Duct and method for air-conditioning

Abstract

A method of air-conditioning a space, including: delivering pressurized air into the space from a hollow body connected to a source of pressurized air, elastically flexing an elastic flap of the hollow body under an action of the pressurized air such that a passage section at the flap varies in size as a difference in pressure between the inside of the hollow body and the space being air-conditioned varies, automatically modulating a delivery speed of the pressurized air into the space so as to avoid unpleasant effects on occupants in the space being air-conditioned, reducing pressure losses at the delivery outlet of the hollow body, and reducing energy consumption required to air-condition the space.


Inventors: Giuffrida; Giuseppe (Milan, IT)
Assignee: Leonelli; Paolo (Milan, IT)
Appl. No.: 396388
Filed: February 28, 1995
Foreign Application Priority Data

Mar 09, 1994[IT]MI94A0432

Current U.S. Class: 454/306; 239/533.13; 454/297
Intern'l Class: F24F 013/072
Field of Search: 454/259,284,297,303,304,306,308 239/533.13


References Cited
U.S. Patent Documents
3120167Feb., 1964Kearny454/259.
5044259Sep., 1991Catan et al.454/306.
Foreign Patent Documents
216078Jul., 1908DE.
916 249Jul., 1954DE239/533.
2 262 489Nov., 1973DE454/306.
2 323 138Nov., 1973DE454/306.
2607183Sep., 1976DE.
25 08 865Sep., 1976DE239/533.
6601891Sep., 1966NL.
929285Jun., 1963GB.
1176314Jan., 1970GB.

Primary Examiner: Joyce; Harold
Attorney, Agent or Firm: Modiano; Guido, Josif; Albert, O'Byrne; Daniel

Claims



What is claimed is:

1. A method of air-conditioning a space, comprising the steps of:

providing a hollow body which defines a longitudinal extension and which encloses an inside space and which has a portion made of elastically flexible material;

providing at least one delivery outlet at said longitudinal extension of said body so as to define a passage section by providing slits in said portion made of elastically flexible material so as to form at least one elastically flexible flap located at said outlet and extending along at least one side of said passage section and such that said slits delimit said at least one elastically flexible flap along a perimeter of said delivery outlet;

arranging said delivery outlet at said space;

connecting said hollow body to a source of pressurized air such that pressurized air is conveyed in said inside space of said hollow body and delivered through said passage section to said space for air-conditioning said space;

elastically flexing said flap under an action of the pressurized air such that said passage section varies in size as a difference in pressure between said inside space and said space being air-conditioned varies whereby said delivery outlet has an increased passage section for high pressure differentials and said delivery outlet has a reduced passage section for low pressure differentials;

automatically modulating a delivery speed of the pressurized air through said passage section into said space being air-conditioned so as to avoid unpleasant effects on occupants in said space being air-conditioned; and

reducing pressure losses at said delivery outlet and reducing energy consumption required to convey the pressurized air in said inside space of said hollow body and to delivery the pressurized air through said passage section and to air-condition said space.
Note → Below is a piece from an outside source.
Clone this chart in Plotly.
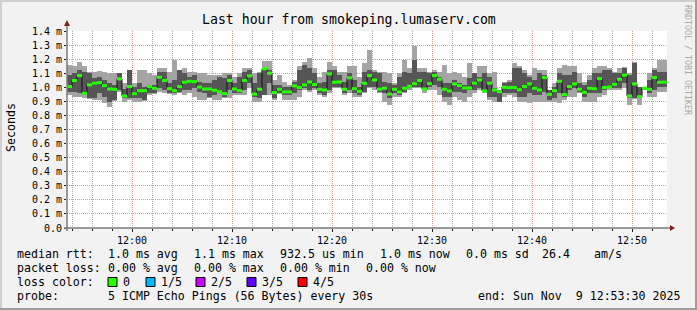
import plotly.graph_objects as go
import pandas as pd

# ---------------- data (values in milliseconds) ----------------
start_time = "2025-11-09 11:53:30"
step_seconds = 30

median_ms = [1.005, 1.048, 1.083, 0.957, 1.017, 1.029, 1.033, 1.012, 0.988, 0.986,
             1.060, 0.938, 1.005, 0.955, 0.976, 0.976, 1.005, 0.993, 1.071, 1.048,
             0.990, 0.976, 1.005, 1.036, 1.043, 1.040, 1.002, 0.988, 0.988, 0.979,
             0.969, 0.955, 1.048, 0.988, 0.976, 1.048, 1.081, 0.952, 0.986, 1.131,
             1.100, 0.962, 0.986, 0.967, 0.967, 1.010, 0.998, 1.017, 1.038, 1.019,
             0.986, 0.981, 1.095, 1.036, 1.038, 0.986, 1.067, 0.990, 0.971, 1.029,
             1.083, 1.052, 0.986, 0.993, 0.952, 0.986, 0.967, 0.993, 1.007, 1.026,
             1.048, 0.988, 1.026, 1.083, 1.057, 0.986, 0.974, 1.024, 1.012, 0.995,
             0.995, 1.029, 1.052, 0.974, 1.029, 0.981, 0.969, 1.000, 0.998, 0.998,
             0.983, 1.005, 1.024, 0.993, 0.981, 1.069, 0.950, 0.976, 1.043, 0.948,
             1.005, 1.024, 0.986, 0.964, 0.993, 0.990, 1.062, 0.998, 1.002, 1.021,
             1.057, 1.086, 0.938, 1.024, 0.933, 0.993, 0.986, 1.069, 1.036, 1.036]

# outer smoke band (lowest / highest ping)
smoke_outer_low = [0.945, 0.929, 0.933, 0.921, 0.914, 0.910, 0.910, 0.886, 0.862, 0.905,
                   0.969, 0.898, 0.910, 0.898, 0.898, 0.905, 0.945, 0.955, 0.969, 0.957,
                   0.955, 0.945, 0.957, 0.945, 0.957, 0.933, 0.910, 0.910, 0.921, 0.910,
                   0.910, 0.921, 0.921, 0.945, 0.945, 0.945, 0.993, 0.898, 0.898, 0.943,
                   0.945, 0.910, 0.955, 0.910, 0.910, 0.910, 0.933, 0.981, 0.969, 0.981,
                   0.945, 0.933, 0.957, 0.993, 0.993, 0.945, 0.957, 0.933, 0.933, 0.957,
                   0.993, 0.981, 0.957, 0.898, 0.874, 0.933, 0.933, 0.957, 0.981, 0.993,
                   0.993, 0.957, 0.981, 0.981, 0.945, 0.898, 0.874, 0.933, 0.910, 0.898,
                   0.933, 0.957, 0.981, 0.957, 0.910, 0.898, 0.895, 0.933, 0.945, 0.933,
                   0.898, 0.898, 0.886, 0.898, 0.898, 0.898, 0.898, 0.898, 0.886, 0.910,
                   0.933, 0.933, 0.957, 0.898, 0.898, 0.898, 0.933, 0.945, 0.981, 0.981,
                   0.981, 0.993, 0.874, 0.919, 0.874, 0.979, 0.933, 0.933, 0.969, 0.969]
smoke_outer_high = [1.160, 1.152, 1.183, 1.148, 1.112, 1.112, 1.117, 1.112, 1.100, 1.100,
                    1.105, 1.029, 1.124, 1.029, 1.124, 1.124, 1.100, 1.088, 1.136, 1.136,
                    1.112, 1.195, 1.124, 1.136, 1.112, 1.112, 1.100, 1.100, 1.088, 1.088,
                    1.088, 1.100, 1.100, 1.076, 1.100, 1.136, 1.136, 1.100, 1.112, 1.190,
                    1.190, 1.052, 1.088, 1.040, 1.017, 1.052, 1.148, 1.183, 1.207, 1.136,
                    1.076, 1.112, 1.183, 1.148, 1.112, 1.112, 1.148, 1.148, 1.076, 1.171,
                    1.267, 1.124, 1.112, 1.112, 1.100, 1.029, 1.100, 1.195, 1.136, 1.290,
                    1.136, 1.136, 1.112, 1.124, 1.112, 1.160, 1.100, 1.112, 1.100, 1.076,
                    1.171, 1.100, 1.152, 1.152, 1.100, 1.112, 0.981, 1.040, 1.052, 1.176,
                    1.148, 1.124, 1.088, 1.136, 1.124, 1.124, 0.981, 1.029, 1.136, 1.160,
                    1.148, 1.148, 1.100, 1.040, 1.088, 1.136, 1.148, 1.148, 1.136, 1.112,
                    1.136, 1.143, 1.100, 1.183, 1.005, 1.005, 1.100, 1.136, 1.195, 1.195]

# inner smoke band (2nd / 4th ping)
smoke_inner_low = [0.969, 0.969, 0.957, 0.957, 0.921, 0.921, 0.957, 0.933, 0.898, 0.910,
                   0.981, 0.921, 0.921, 0.921, 0.921, 0.910, 0.957, 0.957, 0.993, 0.981,
                   0.957, 0.957, 0.969, 0.981, 0.981, 0.993, 0.969, 0.957, 0.933, 0.945,
                   0.957, 0.933, 0.981, 0.957, 0.957, 0.981, 1.029, 0.933, 0.921, 0.945,
                   1.029, 0.921, 0.957, 0.945, 0.945, 0.957, 0.981, 0.993, 0.981, 0.993,
                   0.957, 0.945, 0.981, 1.005, 1.005, 0.957, 0.981, 0.957, 0.945, 0.969,
                   1.005, 1.005, 0.969, 0.957, 0.921, 0.957, 0.945, 0.969, 0.993, 1.005,
                   1.005, 0.981, 1.005, 1.017, 1.005, 0.933, 0.933, 0.969, 0.969, 0.957,
                   0.981, 0.981, 0.993, 0.969, 0.933, 0.933, 0.898, 0.957, 0.957, 0.957,
                   0.933, 0.933, 0.957, 0.945, 0.945, 0.969, 0.910, 0.921, 0.957, 0.933,
                   0.981, 0.993, 0.969, 0.933, 0.957, 0.957, 0.957, 0.981, 0.993, 0.993,
                   0.993, 1.029, 0.921, 0.921, 0.921, 0.981, 0.957, 0.981, 1.005, 1.005]
smoke_inner_high = [1.088, 1.100, 1.124, 1.112, 1.100, 1.064, 1.076, 1.052, 1.029, 1.017,
                    1.100, 0.986, 1.124, 1.005, 1.029, 1.005, 1.017, 1.017, 1.112, 1.112,
                    1.029, 1.052, 1.124, 1.100, 1.076, 1.088, 1.040, 1.029, 1.029, 1.052,
                    1.076, 1.064, 1.088, 1.029, 1.076, 1.112, 1.124, 1.029, 1.100, 1.136,
                    1.124, 1.017, 1.017, 1.005, 1.005, 1.040, 1.124, 1.160, 1.136, 1.100,
                    1.029, 1.040, 1.124, 1.124, 1.088, 1.040, 1.100, 1.052, 1.005, 1.112,
                    1.124, 1.112, 1.100, 1.040, 1.029, 1.017, 1.076, 1.112, 1.100, 1.195,
                    1.112, 1.112, 1.100, 1.112, 1.076, 1.029, 1.029, 1.052, 1.029, 1.017,
                    1.064, 1.100, 1.076, 1.100, 1.076, 0.993, 0.981, 1.029, 1.040, 1.136,
                    1.136, 1.100, 1.076, 1.052, 1.100, 1.088, 0.981, 1.005, 1.100, 1.088,
                    1.088, 1.112, 1.029, 1.017, 1.052, 1.100, 1.100, 1.124, 1.124, 1.100,
                    1.100, 1.136, 1.088, 1.171, 1.005, 1.005, 1.052, 1.124, 1.112, 1.112]

y_tick_values = [0.0, 0.1, 0.2, 0.3, 0.4, 0.5, 0.6, 0.7, 0.8, 0.9, 1.0, 1.1, 1.2, 1.3, 1.4]
y_tick_labels = ["0.0", "0.1 m", "0.2 m", "0.3 m", "0.4 m", "0.5 m", "0.6 m", "0.7 m",
                 "0.8 m", "0.9 m", "1.0 m", "1.1 m", "1.2 m", "1.3 m", "1.4 m"]

title_text = "Last hour from smokeping.lumaserv.com"
median_row = ["median rtt:", "1.0 ms avg", "1.1 ms max", "932.5 us min", "1.0 ms now",
              "0.0 ms sd", "26.4", "am/s"]
loss_row = ["packet loss:", "0.00 % avg", "0.00 % max", "0.00 % min", "0.00 % now"]
loss_color_labels = ["0", "1/5", "2/5", "3/5", "4/5"]
loss_colors = ["#26ff00", "#00b8ff", "#cc00ff", "#5e00ff", "#ff0000"]
probe_text = "5 ICMP Echo Pings (56 Bytes) every 30s"
end_text = "end: Sun Nov  9 12:53:30 2025"

# ---------------- figure geometry ----------------
W, H = 697, 310
L, R, T, B = 67, 30, 31, 82
PW, PH = W - L - R, H - T - B


def px(x):
    return (x - L) / PW


def py(y):
    return (T + PH - y) / PH


n = len(median_ms)
edges = pd.date_range(start_time, periods=n + 1, freq=f"{step_seconds}s")
centers = edges[:-1] + pd.Timedelta(seconds=step_seconds / 2)
bar_w = step_seconds * 1000

fig = go.Figure()
fig.add_trace(go.Bar(x=centers, base=smoke_outer_low,
                     y=[h - l for h, l in zip(smoke_outer_high, smoke_outer_low)],
                     width=bar_w, marker=dict(color="#a4a4a4", line=dict(width=0)),
                     hoverinfo="skip"))
fig.add_trace(go.Bar(x=centers, base=smoke_inner_low,
                     y=[h - l for h, l in zip(smoke_inner_high, smoke_inner_low)],
                     width=bar_w, marker=dict(color="#565656", line=dict(width=0)),
                     hoverinfo="skip"))
fig.add_trace(go.Scatter(x=list(edges), y=median_ms + [median_ms[-1]], mode="lines",
                         line=dict(shape="hv", color="#101010", width=1),
                         hoverinfo="skip"))
gx, gy = [], []
for i in range(n):
    gx += [edges[i], edges[i + 1], None]
    gy += [median_ms[i], median_ms[i], None]
fig.add_trace(go.Scatter(x=gx, y=gy, mode="lines",
                         line=dict(color=loss_colors[0], width=3), hoverinfo="skip"))

mono = "DejaVu Sans Mono"
grid_minor = "rgba(143,143,143,0.75)"
grid_major = "rgba(222,79,79,0.6)"

fig.update_layout(
    width=W, height=H,
    margin=dict(l=L, r=R, t=T, b=B, pad=0),
    paper_bgcolor="#f2f2f2", plot_bgcolor="#ffffff",
    showlegend=False, barmode="overlay", bargap=0,
    font=dict(family=mono, size=10, color="#000000"),
    xaxis=dict(type="date", range=[edges[0], edges[-1]], tickformat="%H:%M",
               dtick=600000, tick0="2025-11-09 12:00:00",
               showgrid=True, gridcolor=grid_major, griddash="1px,1px", gridwidth=1,
               ticks="outside", ticklen=3, tickcolor="#1f1f1f",
               tickfont=dict(family=mono, size=10),
               minor=dict(dtick=120000, tick0="2025-11-09 12:00:00", showgrid=True,
                          gridcolor=grid_minor, griddash="1px,1px",
                          ticks="outside", ticklen=2, tickcolor="#1f1f1f"),
               showline=False, zeroline=False, fixedrange=True),
    yaxis=dict(range=[0, 1.4], tickvals=y_tick_values, ticktext=y_tick_labels,
               showgrid=True, gridcolor=grid_major, griddash="1px,1px", gridwidth=1,
               ticks="outside", ticklen=2, tickcolor="#1f1f1f",
               tickfont=dict(family=mono, size=10),
               showline=False, zeroline=False, fixedrange=True),
)

shapes = []
# canvas border (shade)
shapes.append(dict(type="line", xref="paper", yref="paper", x0=px(0), x1=px(W), y0=py(1), y1=py(1),
                   line=dict(color="#cfcfcf", width=2)))
shapes.append(dict(type="line", xref="paper", yref="paper", x0=px(1), x1=px(1), y0=py(0), y1=py(H),
                   line=dict(color="#cfcfcf", width=2)))
shapes.append(dict(type="line", xref="paper", yref="paper", x0=px(0), x1=px(W), y0=py(H - 1), y1=py(H - 1),
                   line=dict(color="#9e9e9e", width=2)))
shapes.append(dict(type="line", xref="paper", yref="paper", x0=px(W - 1), x1=px(W - 1), y0=py(0), y1=py(H),
                   line=dict(color="#9e9e9e", width=2)))
# axes
shapes.append(dict(type="line", xref="paper", yref="paper", x0=px(64), x1=px(671), y0=0, y1=0,
                   line=dict(color="#7a7a7a", width=1.5)))
shapes.append(dict(type="line", xref="paper", yref="paper", x0=0, x1=0, y0=py(231), y1=py(24),
                   line=dict(color="#7a7a7a", width=1.5)))
# arrows
shapes.append(dict(type="path", xref="paper", yref="paper",
                   path=f"M {px(675)},{py(228)} L {px(670)},{py(225)} L {px(670)},{py(231)} Z",
                   fillcolor="#801f1f", line=dict(width=0)))
shapes.append(dict(type="path", xref="paper", yref="paper",
                   path=f"M {px(67)},{py(20)} L {px(64)},{py(26)} L {px(70)},{py(26)} Z",
                   fillcolor="#801f1f", line=dict(width=0)))
# loss color boxes
box_x = [108, 146, 196, 247, 298]
label_x = [122, 160, 210, 261, 312]
for bx, col in zip(box_x, loss_colors):
    shapes.append(dict(type="rect", xref="paper", yref="paper",
                       x0=px(bx), x1=px(bx + 9), y0=py(286.5), y1=py(277.5),
                       fillcolor=col, line=dict(color="#000000", width=1)))
fig.update_layout(shapes=shapes)

LF = 11.6
ann = []


def text(x, y, s, anchor="left", size=LF, color="#000000", angle=0, yanchor="middle"):
    ann.append(dict(x=px(x), y=py(y), xref="paper", yref="paper", text=s, showarrow=False,
                    xanchor=anchor, yanchor=yanchor, textangle=angle, borderpad=0,
                    font=dict(family=mono, size=size, color=color)))


text(348.5, 19, title_text, anchor="center", size=13.2)
text(11, 128, "Seconds", anchor="center", angle=-90)
text(688, 60, "RRDTOOL / TOBI OETIKER", anchor="center", size=8.3, color="#a8a8a8", angle=90)

for s, x in zip(median_row, [16, 107, 193, 279, 379, 465, 541, 593]):
    text(x, 254, s)
for s, x in zip(loss_row, [16, 107, 193, 279, 365]):
    text(x, 268, s)
text(16, 282, "loss color:")
for s, x in zip(loss_color_labels, label_x):
    text(x, 282, s)
text(16, 296, "probe:")
text(107, 296, probe_text)
text(681, 296, end_text, anchor="right")

fig.update_layout(annotations=ann)
fig.write_html("out.html")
2. The method of claim 1, wherein the step of providing at least one delivery outlet comprises providing slits extending from a same point.

3. The method of claim 1, wherein the step of providing at least one delivery outlet comprises providing slits extending from a perimeter of a hole.

4. The method of claim 1, wherein the step of providing at least one delivery outlet comprises providing slits forming sector-shaped flaps which are distributed around a circular region.

5. The method of claim 1, wherein the step of providing at least one delivery outlet comprises providing slits forming sector-shaped flaps which are arranged around a circular region that is crossed by a hole.

6. The method of claim 1, wherein the step of providing at least one delivery outlet comprises providing slits distributed symmetrically with respect to a point.

7. The method of claim 1, wherein the step of providing at least one delivery outlet comprises providing slits distributed symmetrically with respect to an axis.

8. The method of claim 1, wherein the step of providing at least one delivery outlet comprises providing slits arranged asymmetrically so as to provide a different deformability of the sides of the delivery outlet as the pressure of said fluid varies.

9. The method of claim 1, wherein the step of providing a hollow body comprises providing a tubular body made of resin-treated fabric.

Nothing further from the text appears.